Untersuchungen lokaler Populationen gibt es mittlerweile viele. Sie zeigen den enormen Effekt, den Fledermäuse auf Ökosysteme haben können. „Sie sind beispielsweise eine der wenigen Spezies, die nachtaktive Schädlinge wie den Maiszünsler vertilgen, der auf Feldern große Schäden anrichten kann“, sagt Kolberg. Forscher der Southern Illinios University in den USA zeigten 2015 sogar, dass Fledermäuse durch ihre Ernährungsgewohnheiten in Maisbeständen indirekt den Befall mit Krankheiten und Pilzen reduzierten. Die Tiere würden eine einzigartige ökologische Rolle spielen und könnten Landwirten Milliarden etwa an Kosten für Pestizide sparen, schrieben die Autoren in den renommierten „Proceedings“der US-Nationalen Akademie der Wissenschaften (PNAS).

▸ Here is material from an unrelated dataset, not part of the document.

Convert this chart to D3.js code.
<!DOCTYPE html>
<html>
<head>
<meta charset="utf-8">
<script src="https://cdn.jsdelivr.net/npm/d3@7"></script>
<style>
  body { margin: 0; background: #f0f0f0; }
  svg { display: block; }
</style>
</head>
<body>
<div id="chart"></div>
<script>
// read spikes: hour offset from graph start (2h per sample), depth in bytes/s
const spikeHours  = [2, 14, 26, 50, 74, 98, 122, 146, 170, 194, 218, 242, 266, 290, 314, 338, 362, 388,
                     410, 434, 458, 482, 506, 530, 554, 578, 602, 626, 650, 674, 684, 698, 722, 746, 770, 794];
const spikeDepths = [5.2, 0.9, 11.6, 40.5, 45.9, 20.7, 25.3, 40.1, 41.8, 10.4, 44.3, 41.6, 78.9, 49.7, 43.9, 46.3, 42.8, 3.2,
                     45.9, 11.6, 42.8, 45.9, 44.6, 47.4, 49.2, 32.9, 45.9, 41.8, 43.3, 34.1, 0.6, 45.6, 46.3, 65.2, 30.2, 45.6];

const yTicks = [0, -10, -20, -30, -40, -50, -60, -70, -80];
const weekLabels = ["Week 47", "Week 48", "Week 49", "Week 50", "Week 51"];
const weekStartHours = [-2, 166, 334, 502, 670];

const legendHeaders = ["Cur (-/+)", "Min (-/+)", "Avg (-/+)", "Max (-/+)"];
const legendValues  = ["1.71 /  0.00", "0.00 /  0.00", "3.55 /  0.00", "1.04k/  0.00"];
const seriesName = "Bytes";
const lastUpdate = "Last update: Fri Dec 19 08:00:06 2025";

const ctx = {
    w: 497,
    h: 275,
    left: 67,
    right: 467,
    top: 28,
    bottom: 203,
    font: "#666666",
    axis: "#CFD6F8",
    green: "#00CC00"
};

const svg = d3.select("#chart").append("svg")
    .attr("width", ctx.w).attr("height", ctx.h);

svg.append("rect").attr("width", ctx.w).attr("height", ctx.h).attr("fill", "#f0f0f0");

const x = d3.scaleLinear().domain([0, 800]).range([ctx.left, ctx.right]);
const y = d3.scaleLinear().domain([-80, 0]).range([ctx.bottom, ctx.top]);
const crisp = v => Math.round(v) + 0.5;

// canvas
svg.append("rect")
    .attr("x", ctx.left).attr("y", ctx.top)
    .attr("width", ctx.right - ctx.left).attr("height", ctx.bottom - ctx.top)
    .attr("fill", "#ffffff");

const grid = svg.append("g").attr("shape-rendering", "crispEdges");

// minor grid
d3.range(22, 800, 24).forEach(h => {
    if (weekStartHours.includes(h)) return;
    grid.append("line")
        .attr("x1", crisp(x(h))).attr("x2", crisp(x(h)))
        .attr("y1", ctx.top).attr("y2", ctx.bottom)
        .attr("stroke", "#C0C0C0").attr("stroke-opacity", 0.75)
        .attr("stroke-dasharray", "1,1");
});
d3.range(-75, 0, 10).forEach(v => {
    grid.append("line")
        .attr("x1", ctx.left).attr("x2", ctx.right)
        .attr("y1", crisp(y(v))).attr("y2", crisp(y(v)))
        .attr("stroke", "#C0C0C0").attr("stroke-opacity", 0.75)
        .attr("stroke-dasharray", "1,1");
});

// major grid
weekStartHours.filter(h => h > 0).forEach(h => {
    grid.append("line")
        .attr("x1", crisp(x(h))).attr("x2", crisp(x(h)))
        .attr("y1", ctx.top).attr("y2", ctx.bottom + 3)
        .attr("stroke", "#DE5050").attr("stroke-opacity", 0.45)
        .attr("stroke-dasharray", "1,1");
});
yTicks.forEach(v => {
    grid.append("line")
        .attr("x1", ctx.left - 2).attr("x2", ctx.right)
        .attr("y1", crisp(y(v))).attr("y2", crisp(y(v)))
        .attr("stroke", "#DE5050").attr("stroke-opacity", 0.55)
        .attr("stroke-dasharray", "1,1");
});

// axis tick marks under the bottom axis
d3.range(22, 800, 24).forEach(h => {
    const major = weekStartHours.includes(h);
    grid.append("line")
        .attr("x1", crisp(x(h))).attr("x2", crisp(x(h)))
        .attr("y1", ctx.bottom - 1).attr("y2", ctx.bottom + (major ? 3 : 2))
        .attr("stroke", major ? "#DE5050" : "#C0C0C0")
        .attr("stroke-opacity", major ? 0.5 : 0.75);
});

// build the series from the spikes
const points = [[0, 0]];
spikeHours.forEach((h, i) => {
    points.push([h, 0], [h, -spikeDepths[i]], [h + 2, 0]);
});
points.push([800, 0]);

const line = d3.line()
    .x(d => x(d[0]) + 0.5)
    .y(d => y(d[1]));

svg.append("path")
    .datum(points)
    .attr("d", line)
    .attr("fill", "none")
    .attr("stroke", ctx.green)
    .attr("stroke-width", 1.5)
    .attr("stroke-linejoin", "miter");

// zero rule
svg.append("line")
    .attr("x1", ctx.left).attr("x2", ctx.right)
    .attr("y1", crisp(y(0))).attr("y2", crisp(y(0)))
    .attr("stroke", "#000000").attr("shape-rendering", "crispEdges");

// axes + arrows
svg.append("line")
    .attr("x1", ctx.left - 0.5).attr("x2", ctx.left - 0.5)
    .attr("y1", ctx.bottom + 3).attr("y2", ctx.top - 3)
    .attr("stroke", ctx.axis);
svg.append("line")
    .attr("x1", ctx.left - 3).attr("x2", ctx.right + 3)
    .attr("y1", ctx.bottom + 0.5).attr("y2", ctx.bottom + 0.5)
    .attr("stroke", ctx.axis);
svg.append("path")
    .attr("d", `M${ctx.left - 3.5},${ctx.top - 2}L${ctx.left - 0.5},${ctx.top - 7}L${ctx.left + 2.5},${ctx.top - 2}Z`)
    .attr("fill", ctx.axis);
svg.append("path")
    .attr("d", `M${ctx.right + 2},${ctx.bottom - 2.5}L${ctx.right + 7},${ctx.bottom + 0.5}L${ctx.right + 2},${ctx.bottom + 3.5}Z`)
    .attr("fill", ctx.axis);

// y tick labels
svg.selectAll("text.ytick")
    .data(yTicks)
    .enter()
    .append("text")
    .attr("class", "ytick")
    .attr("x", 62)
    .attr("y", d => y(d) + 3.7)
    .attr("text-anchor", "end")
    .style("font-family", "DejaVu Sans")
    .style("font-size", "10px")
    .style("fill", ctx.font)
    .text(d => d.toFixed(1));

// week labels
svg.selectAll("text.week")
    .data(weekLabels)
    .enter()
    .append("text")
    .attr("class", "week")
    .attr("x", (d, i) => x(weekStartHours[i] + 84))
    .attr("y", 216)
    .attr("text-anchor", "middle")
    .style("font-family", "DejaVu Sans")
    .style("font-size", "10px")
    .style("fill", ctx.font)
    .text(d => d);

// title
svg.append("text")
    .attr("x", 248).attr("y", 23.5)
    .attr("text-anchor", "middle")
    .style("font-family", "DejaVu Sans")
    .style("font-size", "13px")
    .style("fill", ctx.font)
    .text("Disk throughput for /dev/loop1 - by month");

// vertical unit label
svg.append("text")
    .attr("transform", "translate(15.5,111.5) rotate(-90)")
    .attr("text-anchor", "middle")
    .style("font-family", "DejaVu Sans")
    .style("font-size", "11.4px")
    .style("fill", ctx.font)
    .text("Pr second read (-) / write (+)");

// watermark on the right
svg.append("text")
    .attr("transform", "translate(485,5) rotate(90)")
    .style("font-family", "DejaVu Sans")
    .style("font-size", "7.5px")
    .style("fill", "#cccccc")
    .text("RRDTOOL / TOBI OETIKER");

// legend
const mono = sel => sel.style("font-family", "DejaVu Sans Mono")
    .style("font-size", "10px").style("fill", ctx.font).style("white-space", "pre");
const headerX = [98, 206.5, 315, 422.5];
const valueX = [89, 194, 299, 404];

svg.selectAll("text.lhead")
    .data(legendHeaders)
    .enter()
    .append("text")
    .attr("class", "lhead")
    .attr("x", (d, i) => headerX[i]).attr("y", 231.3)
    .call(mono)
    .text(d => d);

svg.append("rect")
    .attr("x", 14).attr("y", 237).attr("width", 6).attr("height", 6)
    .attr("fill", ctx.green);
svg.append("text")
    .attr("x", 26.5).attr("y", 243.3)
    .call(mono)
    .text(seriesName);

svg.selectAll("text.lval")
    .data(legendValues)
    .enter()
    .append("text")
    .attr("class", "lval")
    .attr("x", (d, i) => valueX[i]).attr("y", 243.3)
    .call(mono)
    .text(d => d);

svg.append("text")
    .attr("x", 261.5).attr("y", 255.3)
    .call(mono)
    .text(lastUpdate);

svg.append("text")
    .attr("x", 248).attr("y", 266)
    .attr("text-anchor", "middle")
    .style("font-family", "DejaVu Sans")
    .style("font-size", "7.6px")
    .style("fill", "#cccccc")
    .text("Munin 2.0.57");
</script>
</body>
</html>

„Es ist ein Problem, dass Bauherren oft nicht von Fledermauspopulationen wissen. Sie werden aber auch gerne übersehen.“
Sebastian Kolberg, Nabu
Wie wichtig eine Art wie die Bechsteinfledermaus für den Hambacher Forst ist, sei bisher nicht im Detail erforscht, sagt Kolberg. „Klar ist aber: Wenn man in einem Ökosystem auch nur einen Stecker zieht, funktioniert es nicht weiter wie vorher.“Die lokale Population würde von einer Abholzung des Forsts merklich beeinflusst. Schon jetzt gilt die Art als stark gefährdet, eine Stufe vor dem Aussterben. Die Bechsteinfledermaus sei auf sehr alte Waldbestände angewiesen. „So etwas ist mittlerweile selten. In bewirtschafteten Wäldern gibt es so alte Bestände so gut wie nicht mehr“, so Kolberg.
Um diese Strukturen schnell in anderen Wäldern aufzubauen, wie es der Energiekonzern RWE in einem Artenschutzkonzept vorschlägt, sei nicht genug Zeit. Auch eine Umsiedlung in andere Kolonien, ebenfalls ein Vorschlag aus dem RWE-Papier, sei mehr als fraglich. „Bechsteinfledermäuse sind sehr standorttreu. Jede Einwirkung auf die Tiere oder ihren Lebensraum sind für sie nicht zumutbar.“Ob diese Maßnahmen aber überhaupt zum Tragen kommen, bleibt abzuwarten: Vorerst bleibt der Wald – wegen der Fledermaus.